Many companies struggle with employee compensation due to the lack of a clear philosophy, leading to inconsistent pay strategies. A strong compensation philosophy ensures fair and competitive pay aligned with company goals.
Regular updates are vital for maintaining competitiveness and fairness. This approach fosters equitable pay, boosts employee satisfaction, and supports company success.
Here are proven compensation philosophy frameworks from companies that get it right, broken down by their core principles and practical applications.
Performance-Driven Models
Netflix’s “Top of Market” Philosophy
Netflix pays at the 90th percentile for all roles, period. No annual reviews, no complex bonus structures. They hire the best, pay them exceptionally well, and cut anyone who isn’t performing at an elite level. This works because they’ve built a culture where high performance is non-negotiable.
Key elements:
- Market data drives every decision
- No retention bonuses—if someone gets a competing offer, Netflix either matches or lets them walk
- Equity compensation tied directly to company performance
- Annual compensation reviews, not performance reviews
Salesforce’s Pay Equality Focus
Salesforce audits compensation annually and adjusts for any gender or ethnicity gaps. They’ve spent millions correcting disparities, viewing pay equity as both ethical imperative and competitive advantage.
Implementation:
- Third-party compensation audits
- Transparent promotion criteria
- Regular market benchmark with bias checks
- Executive accountability for equity metrics
Growth-Stage Philosophies
Stripe’s Total Rewards Approach
Stripe balances cash and equity based on role level and market maturity. Early employees got heavy equity weighting; later hires receive more cash as the company matured.
Framework:
- Geographic pay parity for remote workers
- Significant equity grants for all full-time employees
- Clear leveling system with published salary bands
- Focus on total compensation rather than base salary
HubSpot’s Transparency Model
HubSpot publishes internal salary bands and promotion requirements. Employees know exactly what they need to do to advance and what compensation comes with each level.
Structure:
- Public salary bands by role and level
- Quarterly compensation reviews
- Promotion requirements clearly documented
- Manager training on compensation conversations
Traditional Corporate Models
Johnson & Johnson’s Balanced Scorecard
Johnson & Johnson’s compensation strategy links to metrics like financial performance, operational excellence, innovation, and leadership development, ensuring fair evaluation and rewarding achievements.
Components:
- Base salary at market median
- Variable compensation tied to balanced scorecard
- Long-term equity based on multi-year performance
- Benefits package emphasizing health and family
IBM’s Skills-Based Philosophy
IBM shifted from role-based to skills-based compensation, paying for demonstrated capabilities rather than tenure or title.

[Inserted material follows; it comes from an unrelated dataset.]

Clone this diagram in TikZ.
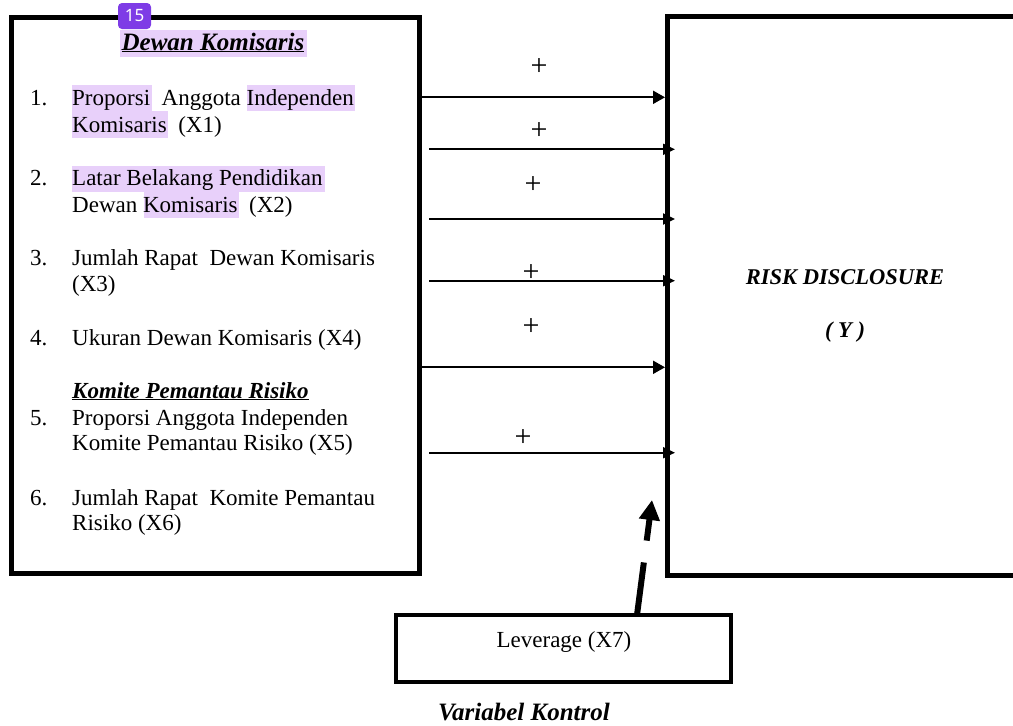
\documentclass[tikz,border=0pt]{standalone}
\usepackage{fontspec}
\setmainfont{Liberation Serif}
\newfontfamily\badgefont{Noto Sans}
\usetikzlibrary{arrows.meta}
\definecolor{hl}{RGB}{232,208,250}
\definecolor{badge}{RGB}{126,60,230}
\begin{document}
\begin{tikzpicture}[x=1pt,y=-1pt,
  body/.style={inner sep=0, font=\fontsize{23}{28}\selectfont},
  lft/.style={body, anchor=base west},
  hd/.style={inner sep=0, anchor=base, font=\fontsize{25}{30}\selectfont\bfseries\itshape},
  frame/.style={draw, line width=5pt, inner sep=0, outer sep=0},
  conn/.style={line width=2pt, -{Triangle[length=12pt,width=11pt]}},
  plus/.style={inner sep=0, font=\fontsize{30}{30}\selectfont}]
\useasboundingbox (0,0) rectangle (1013,726);
\clip (0,0) rectangle (1013,726);

% boxes
\node[frame, minimum width=408pt, minimum height=556pt] (L) at (215,295) {};
\node[frame, minimum width=363pt, minimum height=559pt] (R) at (848.5,295.5) {};
\node[frame, line width=4pt, minimum width=335pt, minimum height=67pt] (L7) at (563.5,648.5) {};

% highlights
\fill[hl] (120,30) rectangle (307,57);
\fill[hl] (72,85) rectangle (152,111);
\fill[hl] (247,85) rectangle (355,111);
\fill[hl] (72,111) rectangle (168,138);
\fill[hl] (72,166) rectangle (325,192);
\fill[hl] (144,192) rectangle (239,218);

% badge
\node[fill=badge, rounded corners=4pt, text=white, minimum width=33pt, minimum height=26pt, inner sep=0, font=\badgefont\fontsize{17}{17}\selectfont] (bdg) at (134.5,16) {15};

% left texts
\node[hd] (t0) at (213,50) {\underline{Dewan Komisaris}};
\node[lft] (n1) at (30,105) {1.};
\node[lft] (t1a) at (72,105) {Proporsi\ \ Anggota Independen};
\node[lft] (t1b) at (72,132) {Komisaris\ \ (X1)};
\node[lft] (n2) at (30,185) {2.};
\node[lft] (t2a) at (72,185) {Latar Belakang Pendidikan};
\node[lft] (t2b) at (72,212) {Dewan Komisaris\ \ (X2)};
\node[lft] (n3) at (30,265) {3.};
\node[lft] (t3a) at (72,265) {Jumlah Rapat\ \ Dewan Komisaris};
\node[lft] (t3b) at (72,291.5) {(X3)};
\node[lft] (n4) at (30,345) {4.};
\node[lft] (t4) at (72,345) {Ukuran Dewan Komisaris (X4)};
\node[lft, font=\fontsize{23}{28}\selectfont\bfseries\itshape] (tk) at (72,398) {\underline{Komite Pemantau Risiko}};
\node[lft] (n5) at (30,425) {5.};
\node[lft] (t5a) at (72,425) {Proporsi Anggota Independen};
\node[lft] (t5b) at (72,450.5) {Komite Pemantau Risiko (X5)};
\node[lft] (n6) at (30,505) {6.};
\node[lft] (t6a) at (72,505) {Jumlah Rapat\ \ Komite Pemantau};
\node[lft] (t6b) at (72,530) {Risiko (X6)};

% right texts
\node[inner sep=0, anchor=base, font=\fontsize{22.5}{26}\selectfont\bfseries\itshape] (ry) at (845,284) {RISK DISCLOSURE};
\node[inner sep=0, anchor=base, font=\fontsize{22.5}{26}\selectfont\bfseries\itshape] (ry2) at (845,337) {( Y )};

% leverage
\node[body, anchor=base] (lev) at (564,647) {Leverage (X7)};
\node[hd] (vk) at (524,720) {Variabel Kontrol};

% arrows
\coordinate (y1) at (0,97.3);
\coordinate (y2) at (0,149.3);
\coordinate (y3) at (0,219);
\coordinate (y4) at (0,280.7);
\coordinate (y5) at (0,367.3);
\coordinate (y6) at (0,452.7);
\draw[conn, -{Triangle[length=12pt,width=13pt]}] (L.east |- y1) -- ([xshift=-2pt]R.west |- y1);
\draw[conn] ([xshift=10pt]L.east |- y2) -- ([xshift=8pt]R.west |- y2);
\draw[conn] ([xshift=10pt]L.east |- y3) -- ([xshift=8pt]R.west |- y3);
\draw[conn] ([xshift=10pt]L.east |- y4) -- ([xshift=8pt]R.west |- y4);
\draw[conn, -{Triangle[length=12pt,width=13pt]}] (L.east |- y5) -- ([xshift=-2pt]R.west |- y5);
\draw[conn] ([xshift=10pt]L.east |- y6) -- ([xshift=8pt]R.west |- y6);

% plus signs
\node[plus] (p1) at (539,66.7) {+};
\node[plus] (p2) at (539,130.7) {+};
\node[plus] (p3) at (533,185) {+};
\node[plus] (p4) at (531,273) {+};
\node[plus] (p5) at (531,327) {+};
\node[plus] (p6) at (523,437.7) {+};

% dashed control arrow
\coordinate (dx) at (637,0);
\coordinate (tipY) at (652,500);
\draw[line width=6pt, dash pattern=on 53pt off 22pt, -{Triangle[length=20pt,width=20pt]}] (L7.north -| dx) -- (tipY);
\end{tikzpicture}
\end{document}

This supports their transformation strategy while addressing skills gaps.
Elements:
- Skills assessments determine pay bands
- Continuous learning incentives
- Project-based bonus opportunities
- Career pathing based on skill development
Building Your Own Philosophy
The best compensation philosophies share common characteristics: they’re simple to understand, aligned with business strategy, and consistently applied. Start with these questions:
What behavior do you want to drive?
If innovation matters most, weight equity heavily. If execution is critical, emphasize short-term incentives. If retention is the priority, focus on total rewards packages.
Where do you compete for talent?
A startup competing with Google needs different compensation than a regional manufacturer competing locally. Know your talent market and position accordingly.
What can you afford?
Philosophies that ignore financial reality fail. Build frameworks that work within your constraints while maximizing impact.
How will you measure success?
Define metrics for your compensation philosophy—retention rates, performance distributions, time-to-fill open roles, employee satisfaction scores.
Final word
The companies that excel at compensation treat it as a strategic tool, not an administrative function. They make deliberate choices about what to reward, how to reward it, and why those choices support their broader objectives.
Your compensation philosophy should be simple enough to explain in two minutes and sophisticated enough to guide complex decisions. It should evolve with your business but maintain consistent principles. Most importantly, it should reflect what you actually believe about talent, performance, and value creation—not what sounds good in an HR manual.